• DATA EXCERPT:
• • • • • • •
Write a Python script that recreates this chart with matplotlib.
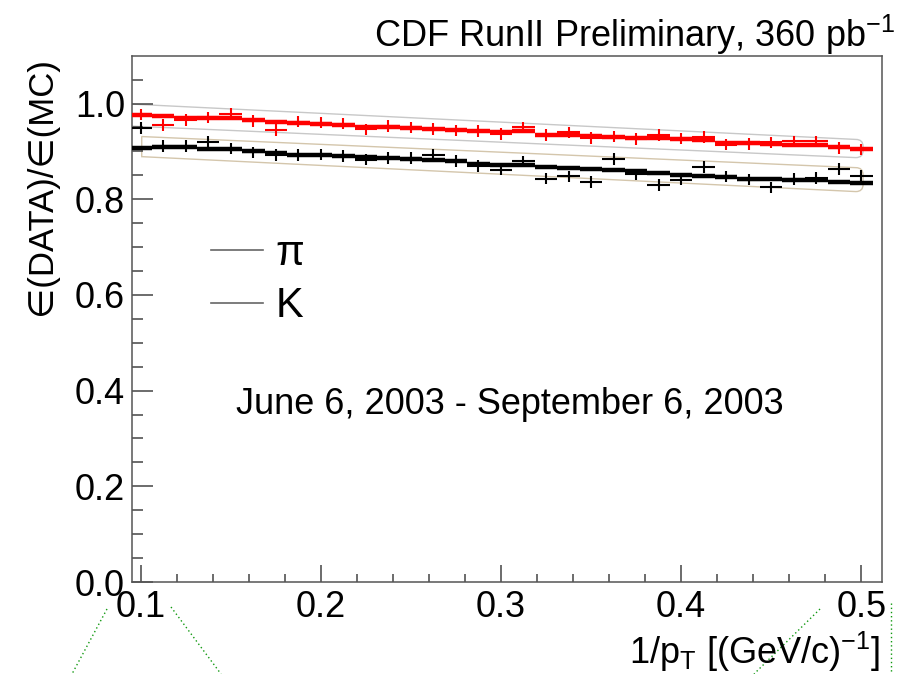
import matplotlib
matplotlib.use("Agg")
import matplotlib.pyplot as plt
import numpy as np
from matplotlib.lines import Line2D
from matplotlib.path import Path
from matplotlib.patches import PathPatch

plt.rcParams["font.family"] = ["Liberation Sans", "DejaVu Sans"]
plt.rcParams["mathtext.fontset"] = "custom"
plt.rcParams["mathtext.rm"] = "Liberation Sans"
plt.rcParams["mathtext.it"] = "Liberation Sans:italic"

# bin centres in 1/pT
bins_x = [0.1 + 0.0125 * i for i in range(33)]
bin_half = 0.00625

# high-statistics (thick) curves
pi_line = [0.977, 0.975, 0.970, 0.969, 0.969, 0.965, 0.962, 0.960, 0.958, 0.956,
           0.950, 0.951, 0.948, 0.946, 0.944, 0.942, 0.941, 0.942, 0.935, 0.934,
           0.932, 0.930, 0.929, 0.928, 0.926, 0.924, 0.918, 0.917, 0.916, 0.914,
           0.913, 0.910, 0.905]
k_line = [0.908, 0.909, 0.909, 0.906, 0.904, 0.900, 0.896, 0.893, 0.892, 0.890,
          0.888, 0.886, 0.885, 0.882, 0.879, 0.874, 0.872, 0.871, 0.868, 0.866,
          0.864, 0.861, 0.858, 0.854, 0.851, 0.849, 0.846, 0.843, 0.842, 0.841,
          0.840, 0.837, 0.834]

# points with error bars
pi_pts = [0.977, 0.955, 0.966, 0.971, 0.979, 0.964, 0.945, 0.962, 0.960, 0.958,
          0.946, 0.953, 0.950, 0.947, 0.944, 0.943, 0.936, 0.950, 0.934, 0.940,
          0.928, 0.931, 0.926, 0.934, 0.927, 0.930, 0.914, 0.915, 0.919, 0.921,
          0.921, 0.907, 0.904]
k_pts = [0.949, 0.911, 0.911, 0.920, 0.906, 0.898, 0.892, 0.892, 0.893, 0.890,
         0.883, 0.886, 0.886, 0.893, 0.880, 0.869, 0.862, 0.879, 0.843, 0.848,
         0.836, 0.884, 0.852, 0.830, 0.841, 0.867, 0.848, 0.841, 0.825, 0.842,
         0.844, 0.863, 0.849]
pt_yerr = 0.012

# systematic bands: [left, right] edges
pi_band_x = [0.094, 0.501]
pi_band_hi = [0.999, 0.925]
pi_band_lo = [0.953, 0.887]
k_band_x = [0.1006, 0.501]
k_band_hi = [0.931, 0.866]
k_band_lo = [0.889, 0.816]

W, H = 909, 674
fig = plt.figure(figsize=(W / 100, H / 100), dpi=100)
ax = fig.add_axes([132 / W, 1 - 582 / H, 750 / W, (582 - 55.7) / H])


def band(x, hi, lo, color):
    dx, dy = 0.004, 0.015
    verts = [(x[0], lo[0]), (x[0], hi[0]), (x[1] - dx, hi[1]), (x[1], hi[1]),
             (x[1], hi[1] - dy), (x[1], lo[1] + dy), (x[1], lo[1]),
             (x[1] - dx, lo[1]), (x[0], lo[0])]
    codes = [Path.MOVETO, Path.LINETO, Path.LINETO, Path.CURVE3, Path.CURVE3,
             Path.LINETO, Path.CURVE3, Path.CURVE3, Path.CLOSEPOLY]
    ax.add_patch(PathPatch(Path(verts, codes), fill=False, ec=color, lw=1.0, zorder=1))


band(pi_band_x, pi_band_hi, pi_band_lo, "#c8c8c8")
band(k_band_x, k_band_hi, k_band_lo, "#d4c6ac")

x = np.array(bins_x)
for line, pts, col in [(pi_line, pi_pts, "#ff0000"), (k_line, k_pts, "#000000")]:
    ax.hlines(line, x - bin_half, x + bin_half, color=col, lw=3.2, zorder=3)
    ax.errorbar(x, pts, xerr=bin_half, yerr=pt_yerr, fmt="none", ecolor=col,
                elinewidth=1.5, capsize=0, zorder=4)

ax.set_xlim(0.0952, 0.5115)
ax.set_ylim(0, 1.1)
ax.set_xticks([0.1, 0.2, 0.3, 0.4, 0.5])
ax.set_xticks(np.arange(0.12, 0.51, 0.02), minor=True)
ax.set_yticks([0.0, 0.2, 0.4, 0.6, 0.8, 1.0])
ax.set_yticks(np.arange(0.05, 1.1, 0.05), minor=True)
ax.set_xticklabels(["0.1", "0.2", "0.3", "0.4", "0.5"])
ax.set_yticklabels(["0.0", "0.2", "0.4", "0.6", "0.8", "1.0"])
ax.tick_params(which="both", direction="in", color="#444444", labelsize=26,
               top=False, right=False)
ax.tick_params(axis="x", which="major", length=12, width=1.1, pad=6)
ax.tick_params(axis="x", which="minor", length=6, width=1.1)
ax.tick_params(axis="y", which="major", length=15, width=1.1, pad=5)
ax.tick_params(axis="y", which="minor", length=8, width=1.1)
for s in ax.spines.values():
    s.set_color("#555555")
    s.set_linewidth(1.1)

handles = [Line2D([], [], color="#666666", lw=1.2), Line2D([], [], color="#666666", lw=1.2)]
ax.legend(handles, ["π", "K"], loc="upper left", bbox_to_anchor=(190 / W, 1 - 213 / H),
          bbox_transform=fig.transFigure, frameon=False, fontsize=30,
          handlelength=1.25, handletextpad=0.3, labelspacing=0.3, borderpad=0)

fig.text(895 / W, 1 - 47 / H, r"CDF RunII Preliminary, 360 pb$^{-1}$", ha="right",
         va="baseline", fontsize=26)
fig.text(510 / W, 1 - 405 / H, "June 6, 2003 - September 6, 2003", ha="center",
         va="center", fontsize=26)
fig.text(880 / W, 1 - 664 / H, r"1/p$_{\mathrm{T}}$ [(GeV/c)$^{-1}$]", ha="right",
         va="baseline", fontsize=26)
fig.text(42 / W, 1 - 57 / H, "∈(DATA)/∈(MC)", rotation=90, ha="center", va="top",
         fontsize=25)

# dotted green guide lines below the frame
guides = [((107, 609), (72, 674)), ((171, 607), (221, 674)),
          ((820, 609), (754, 674)), ((891, 603), (891, 674))]
for (x0, y0), (x1, y1) in guides:
    fig.add_artist(Line2D([x0 / W, x1 / W], [1 - y0 / H, 1 - y1 / H],
                          transform=fig.transFigure, color="#119911", lw=1.0,
                          ls=(0, (1, 2))))

fig.savefig("out.png", dpi=100)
• • • • • • •
• GIVEN TASK:
Skip every picture and return the lines above from the top through the one that contains "bin_half = 0.00625".

• RESULT:
Write a Python script that recreates this chart with matplotlib.
import matplotlib
matplotlib.use("Agg")
import matplotlib.pyplot as plt
import numpy as np
from matplotlib.lines import Line2D
from matplotlib.path import Path
from matplotlib.patches import PathPatch

plt.rcParams["font.family"] = ["Liberation Sans", "DejaVu Sans"]
plt.rcParams["mathtext.fontset"] = "custom"
plt.rcParams["mathtext.rm"] = "Liberation Sans"
plt.rcParams["mathtext.it"] = "Liberation Sans:italic"

# bin centres in 1/pT
bins_x = [0.1 + 0.0125 * i for i in range(33)]
bin_half = 0.00625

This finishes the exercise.